As you know, you’re wedding is a complex event. There are lots of people who need to be in certain places at certain times doing certain things. And in most cases, there are also lots of professionals who have some hand in those certainties. Over the years, we’ve come to find that the better we can get to know our event co-workers, the better we all seem to participate together on the wedding day.
With all the moving parts involved in running a company, it took us some time to figure out how important this was. But now, we make this part of our own efforts to get information about all your other wedding vendors and go out of our way to try and connect with them. But, since we can’t work with every couple, I want to take this moment to suggest you make it your point to introduce all your wedding vendors to one another.
This doesn’t have to be complicated, of course. A simple email addressed to all the wedding vendors and asking them to introduce themselves would do the trick! Really good vendors will take that opportunity to reach out each other, share timelines, or even collaborate in some surprising ways.
When wedding vendors aren’t just meeting each other for the first time on your wedding day, there’s less chance that timeline’s will go awry. You will likely get timelines from your DJ, your planner and your photographer. It’s not safe to assume that all these different timelines just line up, unless you make an effort to tweak them and make sure they align correctly. In the past, we’ve been to weddings where the DJ thinks we’re late, and we think we’re early. This is unfortunate because surely the DJ’s frustration with the photographer, or the other way around, is going to come out in some way. It’s not just photographers and dj’s though, your wedding vendor’s needs brush up against each other in a lot of different ways.
When you introduce your vendors to one another, there’s a good chance that they can smooth out timeline incongruencies largely on their own and all you’ll need to do is sign off on the whole thing. To a large degree, the closer we are invited into the planning aspects of the wedding day, the more thoroughly, accurately and meaningfully we can portray the wedding day in our images.

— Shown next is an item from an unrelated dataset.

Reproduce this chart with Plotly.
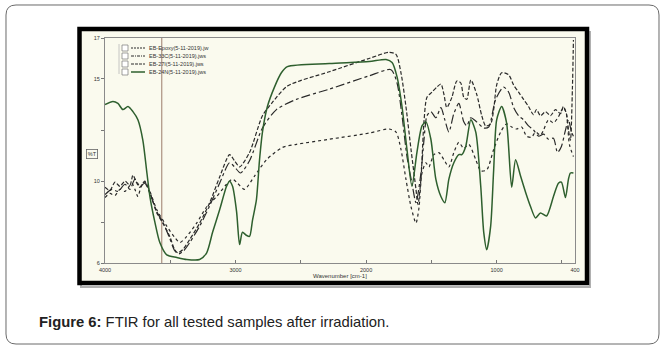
import plotly.graph_objects as go

# ---------------- data ----------------
series_names = ["EB-Epoxy(5-11-2019).jw", "EB-33C(5-11-2019).jws",
                "EB-27I(5-11-2019).jws", "EB-24N(5-11-2019).jws"]

epoxy_wn = [4000, 3962, 3924, 3885, 3847, 3794, 3771, 3748, 3725, 3695, 3656, 3603, 3527, 3466, 3427,
            3374, 3298, 3221, 3145, 3069, 3023, 2985, 2931, 2855, 2763, 2641, 2534, 2282, 1977, 1824,
            1771, 1733, 1695, 1656, 1618, 1595, 1572, 1542, 1519, 1481, 1443, 1404, 1366, 1328, 1290,
            1252, 1214, 1160, 1122, 1076, 1023, 970, 924, 885, 847, 809, 771, 733, 702, 664, 641, 603,
            565, 527, 489, 466, 443, 412]
epoxy_t = [9.2, 9.4, 9.3, 9.6, 9.5, 9.9, 9.6, 9.25, 9.7, 9.95, 9.5, 8.6, 7.8, 7.25, 7.0,
           7.3, 7.95, 8.75, 9.25, 9.85, 10.1, 9.9, 9.6, 10.25, 11.05, 11.65, 11.8, 12.05, 12.35, 12.55,
           12.4, 11.55, 10.1, 8.75, 7.95, 8.7, 10.4, 10.9, 10.7, 11.3, 11.4, 11.05, 10.7, 11.4, 11.9,
           11.6, 11.8, 11.05, 10.5, 10.55, 11.55, 12.4, 12.8, 12.65, 12.55, 12.65, 12.2, 12.15, 12.4, 12.25, 12.5, 13.0,
           12.85, 13.15, 13.6, 13.3, 11.8, 11.2]

c33_wn = [4000, 3947, 3901, 3847, 3809, 3771, 3733, 3695, 3656, 3603, 3557, 3504, 3466, 3435, 3397,
          3351, 3275, 3198, 3122, 3046, 3008, 2962, 2893, 2794, 2687, 2534, 2282, 1977, 1809, 1763,
          1725, 1687, 1649, 1618, 1580, 1557, 1534, 1504, 1466, 1427, 1397, 1366, 1328, 1290, 1252,
          1229, 1198, 1153, 1099, 1061, 1008, 947, 908, 870, 832, 794, 756, 718, 679, 641, 603, 565,
          534, 504, 473, 450, 427, 412]
c33_t = [9.35, 9.6, 9.5, 9.85, 9.6, 10.1, 9.75, 9.9, 9.4, 8.5, 8.0, 7.2, 6.6, 6.45, 6.6,
         7.0, 7.8, 8.8, 9.9, 10.9, 10.7, 10.4, 11.0, 12.6, 13.5, 14.0, 14.5, 15.15, 15.45, 14.8,
         13.2, 11.2, 9.9, 8.95, 10.4, 12.0, 13.2, 13.4, 13.1, 13.6, 13.0, 12.4, 13.3, 13.8, 12.9,
         12.7, 13.1, 12.9, 12.6, 12.65, 14.0, 14.6, 14.35, 13.6, 13.2, 13.0, 12.7, 12.5, 12.2, 12.3, 12.05, 12.1,
         11.4, 11.7, 12.5, 13.0, 12.4, 12.2]

i27_wn = [4000, 3962, 3924, 3885, 3847, 3809, 3786, 3756, 3733, 3695, 3656, 3603, 3557, 3504, 3466,
          3443, 3405, 3351, 3275, 3198, 3122, 3046, 3008, 2969, 2893, 2794, 2718, 2603, 2282, 1977,
          1824, 1771, 1733, 1695, 1656, 1618, 1603, 1580, 1557, 1534, 1496, 1458, 1427, 1404, 1382,
          1343, 1305, 1275, 1252, 1229, 1198, 1153, 1114, 1084, 1046, 1023, 1000, 962, 908, 870,
          832, 794, 756, 718, 695, 664, 626, 588, 550, 511, 489, 466, 450, 435, 420, 412]
i27_t = [9.7, 9.55, 9.95, 9.75, 10.0, 9.8, 10.3, 9.9, 9.7, 10.0, 9.45, 8.45, 7.95, 7.3, 6.65,
         6.5, 6.65, 7.15, 7.95, 8.95, 10.2, 11.3, 11.0, 10.7, 11.4, 13.2, 13.85, 14.65, 15.35, 16.0,
         16.3, 16.2, 15.3, 13.65, 11.55, 9.6, 8.85, 10.1, 12.9, 14.1, 14.35, 14.6, 14.75, 14.25, 13.6,
         14.1, 14.9, 14.8, 14.1, 14.0, 14.95, 14.25, 13.2, 12.7, 12.8, 13.5, 14.7, 15.3, 15.2, 14.7,
         14.35, 14.0, 13.65, 13.25, 13.5, 13.2, 13.4, 13.2, 13.5, 13.3, 13.65, 13.3, 12.5, 12.0, 14.5, 16.9]

n24_wn = [4000, 3939, 3901, 3863, 3824, 3786, 3748, 3710, 3679, 3656, 3618, 3580, 3527, 3450, 3374,
          3275, 3221, 3176, 3122, 3069, 3046, 3023, 2992, 2969, 2947, 2916, 2893, 2870, 2840, 2817,
          2794, 2756, 2702, 2649, 2603, 2282, 1977, 1847, 1801, 1763, 1725, 1687, 1649, 1611, 1572,
          1542, 1504, 1466, 1427, 1397, 1366, 1328, 1290, 1267, 1237, 1198, 1160, 1122, 1099, 1076,
          1046, 1023, 1000, 962, 924, 885, 855, 817, 778, 740, 702, 664, 618, 565, 527, 504, 473,
          450, 435, 412]
n24_t = [13.75, 13.9, 13.8, 13.5, 13.65, 13.4, 13.0, 12.0, 10.4, 9.25, 8.0, 7.0, 6.4, 6.27, 6.17,
         6.17, 6.5, 7.5, 8.6, 9.75, 10.0, 9.75, 8.5, 6.9, 7.5, 7.35, 7.3, 8.1, 9.1, 11.0,
         12.4, 13.65, 14.6, 15.3, 15.6, 15.75, 15.85, 15.95, 15.8, 15.1, 13.65, 11.55, 9.75, 11.4, 12.7,
         12.9, 12.05, 10.1, 9.25, 8.95, 10.1, 10.9, 11.3, 11.3, 11.7, 13.0, 12.4, 9.75, 7.5, 6.65,
         7.8, 10.55, 13.0, 13.65, 12.85, 9.7, 11.05, 10.25, 9.45, 8.75, 8.2, 8.45, 8.3, 9.25, 9.9, 9.95, 9.2,
         10.1, 10.4, 10.4]

x_tick_vals = [4000, 3500, 3000, 2500, 2000, 1500, 1000, 500, 400]
x_tick_text = ["4000", "", "3000", "", "2000", "", "1000", "", "400"]
y_tick_vals = [6, 8, 10, 12.5, 15, 17]
y_tick_text = ["6", "", "10", "", "15", "17"]
cursor_wn = 3565

# ---------------- styling ----------------
FW, FH = 665, 348
ML, MR, MT, MB = 105, 90, 38, 85
PW, PH = FW - ML - MR, FH - MT - MB


def px(x):
    return (x - ML) / PW


def py(y):
    return (FH - MB - y) / PH


dark = "#2a2a2a"
green = "#2e5f2e"
styles = [
    dict(color=dark, width=1.2, dash="dot"),
    dict(color=dark, width=1.2, dash="dashdot"),
    dict(color=dark, width=1.2, dash="4px,2px"),
    dict(color=green, width=1.5, dash="solid"),
]

fig = go.Figure()
for name, wn, t, st in zip(series_names,
                           [epoxy_wn, c33_wn, i27_wn, n24_wn],
                           [epoxy_t, c33_t, i27_t, n24_t], styles):
    fig.add_trace(go.Scatter(x=wn, y=t, mode="lines", name=name,
                             line=dict(color=st["color"], width=st["width"], dash=st["dash"],
                                       shape="spline", smoothing=0.7),
                             showlegend=False, hoverinfo="skip"))

shapes = []
# outer rounded card
x0, x1, y0, y1, r = 6, 659, 5, 344, 10
pts = [("M", x0 + r, y0), ("L", x1 - r, y0), ("Q", x1, y0, x1, y0 + r), ("L", x1, y1 - r),
       ("Q", x1, y1, x1 - r, y1), ("L", x0 + r, y1), ("Q", x0, y1, x0, y1 - r), ("L", x0, y0 + r),
       ("Q", x0, y0, x0 + r, y0)]
path = ""
for p in pts:
    cmd = p[0]
    coords = p[1:]
    s = []
    for i in range(0, len(coords), 2):
        s.append(f"{px(coords[i]):.5f},{py(coords[i + 1]):.5f}")
    path += cmd + " ".join(s) + " "
path += "Z"
shapes.append(dict(type="path", xref="paper", yref="paper", path=path,
                   line=dict(color="#6a6a6a", width=1), fillcolor="rgba(0,0,0,0)", layer="below"))
# shadow, cream panel, black frame
shapes.append(dict(type="rect", xref="paper", yref="paper", x0=px(81), x1=px(590), y0=py(32), y1=py(287),
                   line=dict(color="#b0b0b0", width=2), fillcolor="rgba(0,0,0,0)", layer="below"))
shapes.append(dict(type="rect", xref="paper", yref="paper", x0=px(79.5), x1=px(587), y0=py(29), y1=py(283),
                   line=dict(width=0), fillcolor="#fafaee", layer="below"))
shapes.append(dict(type="rect", xref="paper", yref="paper", x0=px(79.5), x1=px(587), y0=py(29), y1=py(283),
                   line=dict(color="#000000", width=4.5), fillcolor="rgba(0,0,0,0)", layer="above"))
# cursor line
shapes.append(dict(type="line", xref="x", yref="paper", x0=cursor_wn, x1=cursor_wn, y0=0, y1=1,
                   line=dict(color="#9b7b6b", width=1), layer="below"))

annotations = []
# legend (drawn as a key box)
rows_y = [48, 56, 64, 72]
shapes.append(dict(type="line", xref="paper", yref="paper", x0=px(119), x1=px(119), y0=py(44), y1=py(74),
                   line=dict(color="#b8b8b8", width=0.8)))
for name, st, yy in zip(series_names, styles, rows_y):
    shapes.append(dict(type="rect", xref="paper", yref="paper", x0=px(122), x1=px(128), y0=py(yy - 3),
                       y1=py(yy + 3), line=dict(color="#777777", width=0.7), fillcolor="#ffffff"))
    shapes.append(dict(type="line", xref="paper", yref="paper", x0=px(131), x1=px(145), y0=py(yy), y1=py(yy),
                       line=dict(color=st["color"], width=st["width"],
                                 dash=("2px,1px" if st["dash"] == "dot" else
                                       ("3px,1px,1px,1px" if st["dash"] == "dashdot" else
                                        ("3px,1px" if st["dash"] != "solid" else "solid"))))))
    annotations.append(dict(xref="paper", yref="paper", x=px(147), y=py(yy), text=name, showarrow=False,
                            xanchor="left", yanchor="middle",
                            font=dict(family="Liberation Sans, Arial", size=5.5, color="#333333")))

annotations.append(dict(xref="paper", yref="paper", x=px(92), y=py(154), text="%T", showarrow=False,
                        xanchor="center", yanchor="middle", bordercolor="#666666", borderwidth=0.8, borderpad=1,
                        font=dict(family="Liberation Sans, Arial", size=5.5, color="#333333")))
annotations.append(dict(xref="paper", yref="paper", x=px(340), y=py(276), text="Wavenumber [cm-1]",
                        showarrow=False, xanchor="center", yanchor="middle",
                        font=dict(family="Liberation Sans, Arial", size=6, color="#333333")))
annotations.append(dict(xref="paper", yref="paper", x=px(37), y=py(322),
                        text="<b>Figure 6:</b> FTIR for all tested samples after irradiation.",
                        showarrow=False, xanchor="left", yanchor="middle",
                        font=dict(family="Liberation Sans, Arial", size=14.8, color="#222222")))

axis_common = dict(showgrid=False, zeroline=False, showline=True, mirror=True, linecolor="#8a8a8a",
                   linewidth=1, tickcolor="#777777", ticklen=3, tickwidth=1,
                   tickfont=dict(family="Liberation Sans, Arial", size=5.5, color="#333333"))

fig.update_layout(
    width=FW, height=FH, margin=dict(l=ML, r=MR, t=MT, b=MB, autoexpand=False),
    paper_bgcolor="#ffffff", plot_bgcolor="rgba(0,0,0,0)",
    xaxis=dict(range=[4000, 400], autorange=False, tickmode="array", tickvals=x_tick_vals,
               ticktext=x_tick_text, ticks="inside", ticklabelstandoff=1, **axis_common),
    yaxis=dict(range=[6, 17], autorange=False, tickmode="array", tickvals=y_tick_vals,
               ticktext=y_tick_text, ticks="outside", **axis_common),
    shapes=shapes, annotations=annotations, showlegend=False,
)

fig.write_html("out.html")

Expectations that your vendors will work well together are par for the course if you have hired well experienced professionals with a good track record. However, if you can’t afford higher quality services on your wedding day, you should still ask you prospective vendors how they work with others. Some vendors, especially those without a lot of experience, may be so fixated on their customer (you), that they inadvertently cause problems for the other vendors, which in turn negatively affects you. Try to gauge how comfortable your prospective wedding vendor is (especially your photographer) with open communication directly between your vendors.
Wedding vendors with a team-spirit are going to be better suited to help you get the wedding day you want.